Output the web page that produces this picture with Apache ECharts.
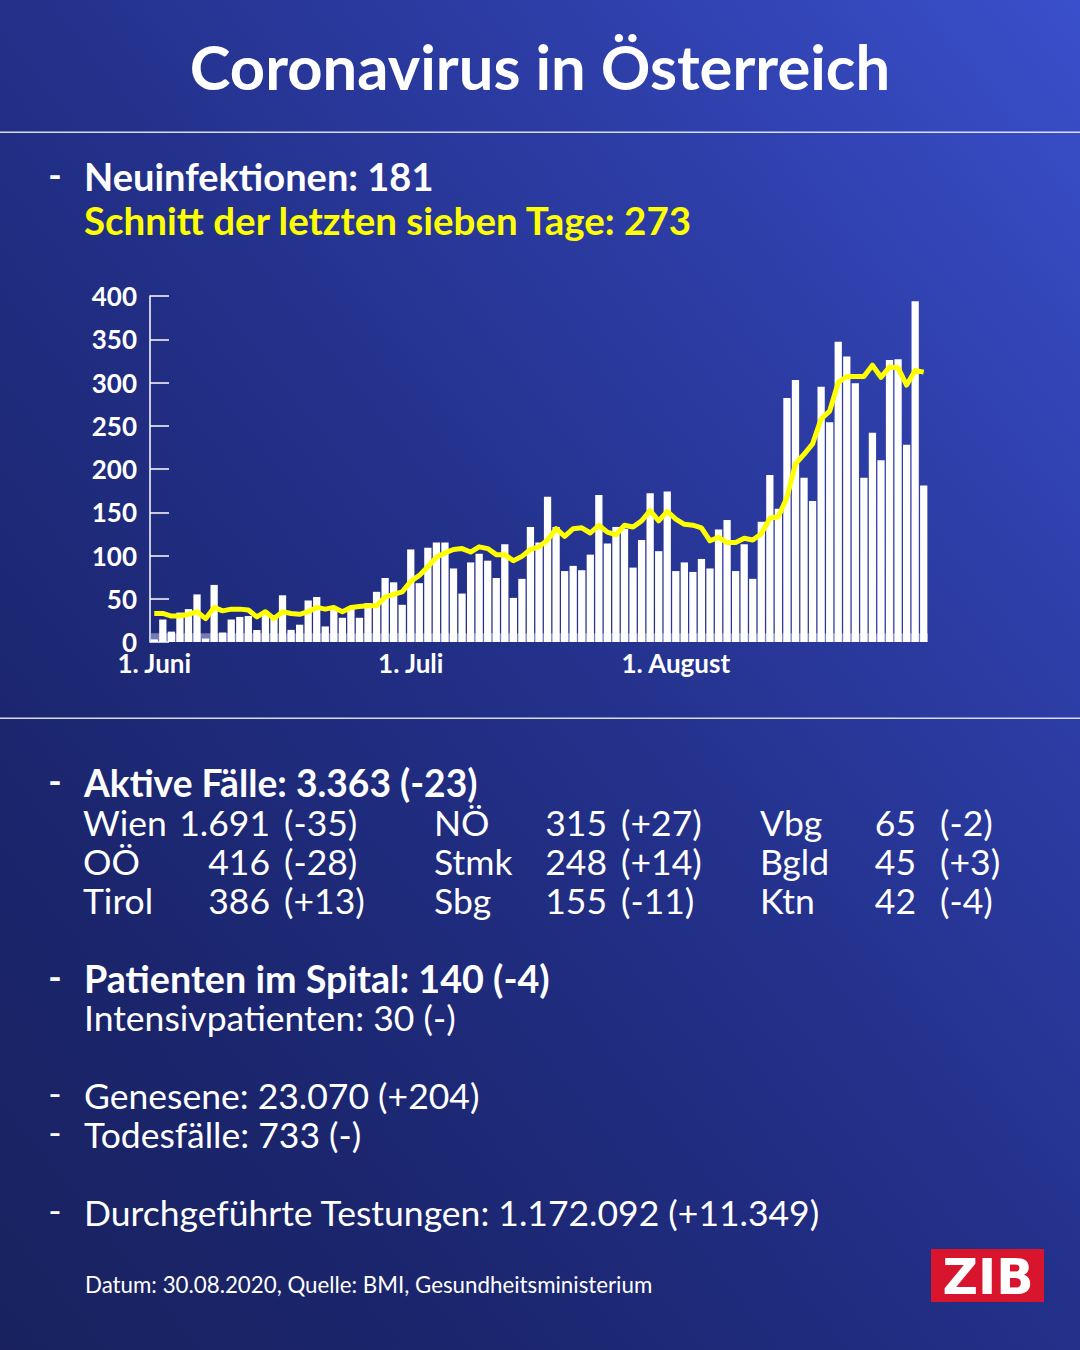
<!DOCTYPE html>
<html>
<head>
<meta charset="utf-8">
<script src="https://cdn.jsdelivr.net/npm/echarts@6/dist/echarts.min.js"></script>
<style>
html,body{margin:0;padding:0;}
body{width:1080px;height:1350px;overflow:hidden;
background:linear-gradient(to left bottom,#3a4fcb 0%,#2c3ca4 28%,#212e84 55%,#1b256c 80%,#19225f 100%);}
#chart{width:1080px;height:1350px;}
</style>
</head>
<body>
<div id="chart"></div>
<script>
// Daily new infections, 1 June – 30 August 2020
const newCases = [3,26,12,34,38,55,4,66,11,26,29,30,14,32,27,54,14,20,48,52,18,38,28,38,28,45,58,74,69,43,
  107,68,109,115,115,85,56,92,102,94,74,113,51,73,133,115,168,133,82,88,83,101,170,114,133,131,86,118,172,105,174,
  82,92,81,96,85,130,141,82,113,73,139,193,154,282,303,190,163,295,254,347,330,299,190,242,210,326,327,228,394,181];
// 7-day average (yellow line)
const sevenDayAvg = [33,33,30,30,32,35,27,40,36,38,38,37,29,35,27,35,33,32,35,40,38,40,35,40,41,42,42,52,55,58,
  70,77,87,98,103,107,108,104,110,108,101,101,94,99,107,110,118,131,122,131,132,126,135,127,124,135,133,140,152,140,151,
  142,136,135,132,117,121,115,115,120,118,125,143,145,167,206,217,229,258,267,300,307,307,307,320,306,318,317,297,314,312];
// category labels: days from 1 June to 30 August
const days = [];
(function(){const d=new Date(Date.UTC(2020,5,1));for(let i=0;i<newCases.length;i++){const c=new Date(d.getTime()+i*86400000);days.push(c.getUTCDate()+'.'+(c.getUTCMonth()+1)+'.');}})();
const monthTicks = {'1.6.':'1. Juni','1.7.':'1. Juli','1.8.':'1. August'};
const yTicks = [0,50,100,150,200,250,300,350,400];

const FONT = 'Lato';
function txt(text,x,y,size,weight,color,align){
  return {type:'text',x:x,y:y,z:100,style:{text:text,fill:color||'#fff',
    font:(weight||'normal')+' '+size+'px '+FONT,textAlign:align||'left',textVerticalAlign:'middle'}};
}
const W='#ffffff', Y='#ffff00';
const R=35.5; // regular size
const graphics = [
  txt('Coronavirus in Österreich',540,66,61.5,'bold',W,'center'),
  {type:'rect',shape:{x:0,y:131.5,width:1080,height:1.5},style:{fill:'rgba(235,238,250,0.9)'}},
  {type:'rect',shape:{x:0,y:717.5,width:1080,height:1.5},style:{fill:'rgba(235,238,250,0.9)'}},
  txt('-',55,174,36,'bold',W,'center'),
  txt('Neuinfektionen: 181',84,176,38,'bold',W),
  txt('Schnitt der letzten sieben Tage: 273',84,220,38.5,'bold',Y),
  txt('-',55,780,36,'bold',W,'center'),
  txt('Aktive Fälle: 3.363 (-23)',84,782,37.2,'bold',W),
  txt('Wien',83,822,R,'normal',W), txt('1.691',270,822,R,'normal',W,'right'), txt('(-35)',284,822,R,'normal',W),
  txt('OÖ',83,861,R,'normal',W), txt('416',270,861,R,'normal',W,'right'), txt('(-28)',284,861,R,'normal',W),
  txt('Tirol',83,900,R,'normal',W), txt('386',270,900,R,'normal',W,'right'), txt('(+13)',284,900,R,'normal',W),
  txt('NÖ',434,822,R,'normal',W), txt('315',607,822,R,'normal',W,'right'), txt('(+27)',621,822,R,'normal',W),
  txt('Stmk',434,861,R,'normal',W), txt('248',607,861,R,'normal',W,'right'), txt('(+14)',621,861,R,'normal',W),
  txt('Sbg',434,900,R,'normal',W), txt('155',607,900,R,'normal',W,'right'), txt('(-11)',621,900,R,'normal',W),
  txt('Vbg',760,822,R,'normal',W), txt('65',916,822,R,'normal',W,'right'), txt('(-2)',940,822,R,'normal',W),
  txt('Bgld',760,861,R,'normal',W), txt('45',916,861,R,'normal',W,'right'), txt('(+3)',940,861,R,'normal',W),
  txt('Ktn',760,900,R,'normal',W), txt('42',916,900,R,'normal',W,'right'), txt('(-4)',940,900,R,'normal',W),
  txt('-',55,976,36,'bold',W,'center'),
  txt('Patienten im Spital: 140 (-4)',84,978,37.7,'bold',W),
  txt('Intensivpatienten: 30 (-)',84,1017,R,'normal',W),
  txt('-',55,1093,36,'normal',W,'center'),
  txt('Genesene: 23.070 (+204)',84,1095,R,'normal',W),
  txt('-',55,1132,36,'normal',W,'center'),
  txt('Todesfälle: 733 (-)',84,1134,R,'normal',W),
  txt('-',55,1210,36,'normal',W,'center'),
  txt('Durchgeführte Testungen: 1.172.092 (+11.349)',84,1212,R,'normal',W),
  txt('Datum: 30.08.2020, Quelle: BMI, Gesundheitsministerium',85,1284,22.3,'normal',W),
  {type:'rect',shape:{x:931,y:1249,width:113,height:53},style:{fill:'#d8152c'},z:100},
  {type:'text',x:988,y:1277,z:101,style:{text:'ZIB',fill:'#fff',font:'bold 49px "DejaVu Sans"',textAlign:'center',textVerticalAlign:'middle'}}
];

const chart = echarts.init(document.getElementById('chart'),null,{renderer:'svg',width:1080,height:1350});
chart.setOption({
  backgroundColor:'transparent',
  animation:false,
  grid:{left:150,top:296,width:778,height:346,containLabel:false},
  xAxis:{type:'category',data:days,boundaryGap:true,
    axisLine:{show:false},axisTick:{show:false},
    axisLabel:{color:'#fff',fontFamily:FONT,fontSize:26,fontWeight:'bold',margin:8,
      interval:function(i,v){return monthTicks[v]!==undefined;},
      formatter:function(v){return monthTicks[v]||'';}}},
  yAxis:{type:'value',min:0,max:400,interval:50,
    axisLine:{show:true,lineStyle:{color:'#fff',width:1.5}},
    axisTick:{show:true,inside:true,length:19,lineStyle:{color:'#fff',width:1.5}},
    splitLine:{show:false},
    axisLabel:{color:'#fff',fontFamily:FONT,fontSize:26,fontWeight:'bold',margin:13,
      formatter:function(v){return yTicks.indexOf(v)>=0?String(v):'';}}},
  series:[
    {type:'bar',data:newCases,barCategoryGap:'15%',itemStyle:{color:'#ffffff'},z:2,
     markArea:{silent:true,itemStyle:{color:'rgba(190,190,235,0.55)'},data:[[{yAxis:0},{yAxis:10}]]}},
    {type:'line',data:sevenDayAvg,showSymbol:false,symbol:'none',z:5,
     lineStyle:{color:'#ffff00',width:5,join:'round'}}
  ],
  graphic:graphics
});
</script>
</body>
</html>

——————

§ Instructions for the task
Make an exact copy of the data, leaving its pictures out.

§ Exercise result
Output the web page that produces this picture with Apache ECharts.
<!DOCTYPE html>
<html>
<head>
<meta charset="utf-8">
<script src="https://cdn.jsdelivr.net/npm/echarts@6/dist/echarts.min.js"></script>
<style>
html,body{margin:0;padding:0;}
body{width:1080px;height:1350px;overflow:hidden;
background:linear-gradient(to left bottom,#3a4fcb 0%,#2c3ca4 28%,#212e84 55%,#1b256c 80%,#19225f 100%);}
#chart{width:1080px;height:1350px;}
</style>
</head>
<body>
<div id="chart"></div>
<script>
// Daily new infections, 1 June – 30 August 2020
const newCases = [3,26,12,34,38,55,4,66,11,26,29,30,14,32,27,54,14,20,48,52,18,38,28,38,28,45,58,74,69,43,
  107,68,109,115,115,85,56,92,102,94,74,113,51,73,133,115,168,133,82,88,83,101,170,114,133,131,86,118,172,105,174,
  82,92,81,96,85,130,141,82,113,73,139,193,154,282,303,190,163,295,254,347,330,299,190,242,210,326,327,228,394,181];
// 7-day average (yellow line)
const sevenDayAvg = [33,33,30,30,32,35,27,40,36,38,38,37,29,35,27,35,33,32,35,40,38,40,35,40,41,42,42,52,55,58,
  70,77,87,98,103,107,108,104,110,108,101,101,94,99,107,110,118,131,122,131,132,126,135,127,124,135,133,140,152,140,151,
  142,136,135,132,117,121,115,115,120,118,125,143,145,167,206,217,229,258,267,300,307,307,307,320,306,318,317,297,314,312];
// category labels: days from 1 June to 30 August
const days = [];
(function(){const d=new Date(Date.UTC(2020,5,1));for(let i=0;i<newCases.length;i++){const c=new Date(d.getTime()+i*86400000);days.push(c.getUTCDate()+'.'+(c.getUTCMonth()+1)+'.');}})();
const monthTicks = {'1.6.':'1. Juni','1.7.':'1. Juli','1.8.':'1. August'};
const yTicks = [0,50,100,150,200,250,300,350,400];

const FONT = 'Lato';
function txt(text,x,y,size,weight,color,align){
  return {type:'text',x:x,y:y,z:100,style:{text:text,fill:color||'#fff',
    font:(weight||'normal')+' '+size+'px '+FONT,textAlign:align||'left',textVerticalAlign:'middle'}};
}
const W='#ffffff', Y='#ffff00';
const R=35.5; // regular size
const graphics = [
  txt('Coronavirus in Österreich',540,66,61.5,'bold',W,'center'),
  {type:'rect',shape:{x:0,y:131.5,width:1080,height:1.5},style:{fill:'rgba(235,238,250,0.9)'}},
  {type:'rect',shape:{x:0,y:717.5,width:1080,height:1.5},style:{fill:'rgba(235,238,250,0.9)'}},
  txt('-',55,174,36,'bold',W,'center'),
  txt('Neuinfektionen: 181',84,176,38,'bold',W),
  txt('Schnitt der letzten sieben Tage: 273',84,220,38.5,'bold',Y),
  txt('-',55,780,36,'bold',W,'center'),
  txt('Aktive Fälle: 3.363 (-23)',84,782,37.2,'bold',W),
  txt('Wien',83,822,R,'normal',W), txt('1.691',270,822,R,'normal',W,'right'), txt('(-35)',284,822,R,'normal',W),
  txt('OÖ',83,861,R,'normal',W), txt('416',270,861,R,'normal',W,'right'), txt('(-28)',284,861,R,'normal',W),
  txt('Tirol',83,900,R,'normal',W), txt('386',270,900,R,'normal',W,'right'), txt('(+13)',284,900,R,'normal',W),
  txt('NÖ',434,822,R,'normal',W), txt('315',607,822,R,'normal',W,'right'), txt('(+27)',621,822,R,'normal',W),
  txt('Stmk',434,861,R,'normal',W), txt('248',607,861,R,'normal',W,'right'), txt('(+14)',621,861,R,'normal',W),
  txt('Sbg',434,900,R,'normal',W), txt('155',607,900,R,'normal',W,'right'), txt('(-11)',621,900,R,'normal',W),
  txt('Vbg',760,822,R,'normal',W), txt('65',916,822,R,'normal',W,'right'), txt('(-2)',940,822,R,'normal',W),
  txt('Bgld',760,861,R,'normal',W), txt('45',916,861,R,'normal',W,'right'), txt('(+3)',940,861,R,'normal',W),
  txt('Ktn',760,900,R,'normal',W), txt('42',916,900,R,'normal',W,'right'), txt('(-4)',940,900,R,'normal',W),
  txt('-',55,976,36,'bold',W,'center'),
  txt('Patienten im Spital: 140 (-4)',84,978,37.7,'bold',W),
  txt('Intensivpatienten: 30 (-)',84,1017,R,'normal',W),
  txt('-',55,1093,36,'normal',W,'center'),
  txt('Genesene: 23.070 (+204)',84,1095,R,'normal',W),
  txt('-',55,1132,36,'normal',W,'center'),
  txt('Todesfälle: 733 (-)',84,1134,R,'normal',W),
  txt('-',55,1210,36,'normal',W,'center'),
  txt('Durchgeführte Testungen: 1.172.092 (+11.349)',84,1212,R,'normal',W),
  txt('Datum: 30.08.2020, Quelle: BMI, Gesundheitsministerium',85,1284,22.3,'normal',W),
  {type:'rect',shape:{x:931,y:1249,width:113,height:53},style:{fill:'#d8152c'},z:100},
  {type:'text',x:988,y:1277,z:101,style:{text:'ZIB',fill:'#fff',font:'bold 49px "DejaVu Sans"',textAlign:'center',textVerticalAlign:'middle'}}
];

const chart = echarts.init(document.getElementById('chart'),null,{renderer:'svg',width:1080,height:1350});
chart.setOption({
  backgroundColor:'transparent',
  animation:false,
  grid:{left:150,top:296,width:778,height:346,containLabel:false},
  xAxis:{type:'category',data:days,boundaryGap:true,
    axisLine:{show:false},axisTick:{show:false},
    axisLabel:{color:'#fff',fontFamily:FONT,fontSize:26,fontWeight:'bold',margin:8,
      interval:function(i,v){return monthTicks[v]!==undefined;},
      formatter:function(v){return monthTicks[v]||'';}}},
  yAxis:{type:'value',min:0,max:400,interval:50,
    axisLine:{show:true,lineStyle:{color:'#fff',width:1.5}},
    axisTick:{show:true,inside:true,length:19,lineStyle:{color:'#fff',width:1.5}},
    splitLine:{show:false},
    axisLabel:{color:'#fff',fontFamily:FONT,fontSize:26,fontWeight:'bold',margin:13,
      formatter:function(v){return yTicks.indexOf(v)>=0?String(v):'';}}},
  series:[
    {type:'bar',data:newCases,barCategoryGap:'15%',itemStyle:{color:'#ffffff'},z:2,
     markArea:{silent:true,itemStyle:{color:'rgba(190,190,235,0.55)'},data:[[{yAxis:0},{yAxis:10}]]}},
    {type:'line',data:sevenDayAvg,showSymbol:false,symbol:'none',z:5,
     lineStyle:{color:'#ffff00',width:5,join:'round'}}
  ],
  graphic:graphics
});
</script>
</body>
</html>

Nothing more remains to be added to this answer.